Êtes-vous au courant que l’organisme Jeunesse, j’écoute organise une journée de levée de fond le 7 mai prochain ? Les jeunes de votre organisation ont-ils l’intention de participer?

Bien sûr! Je m’informe des activités des autres organismes et nous les supportons. Nous encourageons toujours nos jeunes à y participer. Et je sais que plusieurs comprennent la problématique et y participeront.

Vous arrive t-il de travailler de concert avec d’autres organismes québécois?

Oui, personnellement je fais partie de plusieurs organisations haïtiano-québécoise. Et je suis sur quelques conseils d’administration.

Nous connaissons toutes les conséquences dévastatrices de la détresse des jeunes entraînés dans le courant des proxénètes, des pédophiles, du décrochage. Advenant que les jeunes décident de garder le silence sur leur problème respectif, quels sont les signes avant-coureurs qui peuvent mettre les parents ou l’entourage sur des pistes?
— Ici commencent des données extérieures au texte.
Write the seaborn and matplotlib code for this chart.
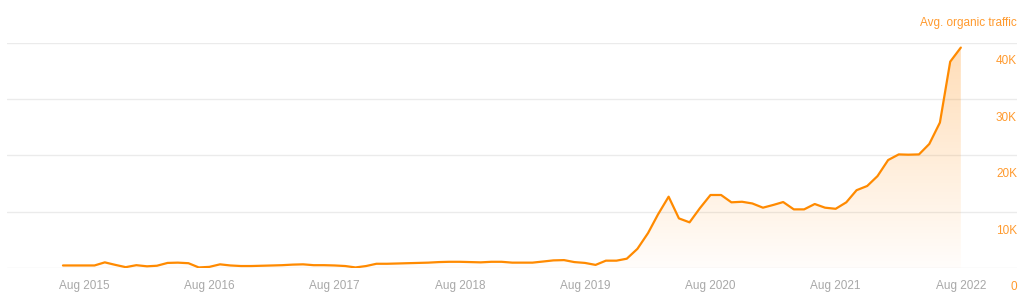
import numpy as np
import pandas as pd
import matplotlib
matplotlib.use("Agg")
import matplotlib.pyplot as plt
import matplotlib.dates as mdates
from matplotlib.transforms import ScaledTranslation
import seaborn as sns

# ---- data (monthly, Jun 2015 .. Aug 2022) ----
months = pd.date_range("2015-06-01", "2022-08-01", freq="MS")
traffic_k = [
    0.45, 0.45, 0.45, 0.45, 1.0, 0.55, 0.15, 0.5, 0.3, 0.4,
    0.9, 0.95, 0.85, 0.1, 0.2, 0.65, 0.45, 0.35, 0.35, 0.4,
    0.45, 0.5, 0.6, 0.65, 0.5, 0.5, 0.45, 0.35, 0.1, 0.35,
    0.75, 0.75, 0.8, 0.85, 0.9, 0.95, 1.05, 1.1, 1.1, 1.05,
    1.0, 1.1, 1.1, 0.95, 0.95, 0.95, 1.15, 1.35, 1.4, 1.05,
    0.9, 0.55, 1.3, 1.3, 1.65, 3.4, 6.2, 9.5, 12.65, 8.8,
    8.1, 10.6, 12.95, 12.95, 11.65, 11.75, 11.45, 10.7, 11.2, 11.7,
    10.4, 10.4, 11.35, 10.7, 10.5, 11.65, 13.8, 14.55, 16.3, 19.15,
    20.15, 20.1, 20.15, 22.0, 25.8, 36.6, 39.1,
]
traffic = [v * 1000 for v in traffic_k]
xtick_dates = ["2015-08-01", "2016-08-01", "2017-08-01", "2018-08-01",
               "2019-08-01", "2020-08-01", "2021-08-01", "2022-08-01"]
xtick_labels = ["Aug 2015", "Aug 2016", "Aug 2017", "Aug 2018",
                "Aug 2019", "Aug 2020", "Aug 2021", "Aug 2022"]
ytick_values = [0, 10000, 20000, 30000, 40000]
ytick_labels = ["0", "10K", "20K", "30K", "40K"]
series_title = "Avg. organic traffic"

df = pd.DataFrame({"month": months, "traffic": traffic})

LINE = "#ff8a00"
TEXT_OR = "#ff9a2e"
TEXT_GR = "#a8a8a8"
GRID = "#ebebeb"

sns.set_theme(style="white")
plt.rcParams["font.family"] = ["Liberation Sans", "DejaVu Sans"]

W, H = 1030, 303
fig = plt.figure(figsize=(W / 100, H / 100), dpi=100)
left, right = 7, 1017
top, bottom = 42.5, 268
ax = fig.add_axes([left / W, (H - bottom) / H, (right - left) / W, (bottom - top) / H])

sns.lineplot(data=df, x="month", y="traffic", ax=ax, color=LINE, linewidth=1.6, zorder=3)

# gradient fill under the line
xnum = mdates.date2num(df["month"])
poly = ax.fill_between(df["month"], df["traffic"], 0, facecolor="none", edgecolor="none")
grad = np.zeros((256, 1, 4))
grad[..., 0] = 1.0
grad[..., 1] = 0.55
grad[..., 2] = 0.05
grad[..., 3] = np.linspace(0.30, 0.02, 256)[:, None]
im = ax.imshow(grad, aspect="auto", origin="upper",
               extent=[xnum[0], xnum[-1], 0, 40000], zorder=2, interpolation="bilinear")
path = poly.get_paths()[0]
im.set_clip_path(path, transform=ax.transData)

# axes limits
x0 = mdates.date2num(pd.Timestamp("2015-06-01")) - 5.36 * 30.44
x1 = mdates.date2num(pd.Timestamp("2022-08-01")) + 5.38 * 30.44
ax.set_xlim(x0, x1)
ax.set_ylim(0, 40000)

for s in ax.spines.values():
    s.set_visible(False)

ax.set_yticks(ytick_values)
ax.yaxis.tick_right()
ax.set_yticklabels(ytick_labels)
ax.grid(axis="y", color=GRID, linewidth=1.0, zorder=0)
ax.grid(axis="x", visible=False)
ax.tick_params(axis="y", length=0, pad=0, labelsize=8.5, labelcolor=TEXT_OR)
for lab in ax.get_yticklabels():
    lab.set_horizontalalignment("right")
    lab.set_transform(lab.get_transform() + ScaledTranslation(0, -17.5 / 100, fig.dpi_scale_trans))

ax.set_xticks(mdates.date2num(pd.to_datetime(xtick_dates)))
ax.set_xticklabels(xtick_labels)
ax.tick_params(axis="x", length=0, pad=8.5, labelsize=8.5, labelcolor=TEXT_GR)

ax.set_xlabel("")
ax.set_ylabel("")

fig.text(right / W, (H - 23) / H, series_title, ha="right", va="center",
         fontsize=8.5, color=TEXT_OR)

fig.savefig("out.png", dpi=100)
Les jeunes envoient toujours des signaux aux parents, le plus important c’est d’être attentif. Quand un jeune souffre des troubles de sommeil, quand il devient trop adulte et réfléchit comme un adulte, il faut se poser de sérieuses questions. Dans le cadre d'une autre enquête de l'UQTR, malheureusement, les professeurs qui passent plus de temps avec leurs enfants sont dépassés et impuissants. Plus de 56% des professeurs n’ont reçu aucune formation pour intervenir tandis qu’en moyenne 82% des professeurs reçoivent des confidences de leurs élèves. Le jeune en difficulté veut en parler, mais il n’y a peut être pas d’oreille prête à l’écouter.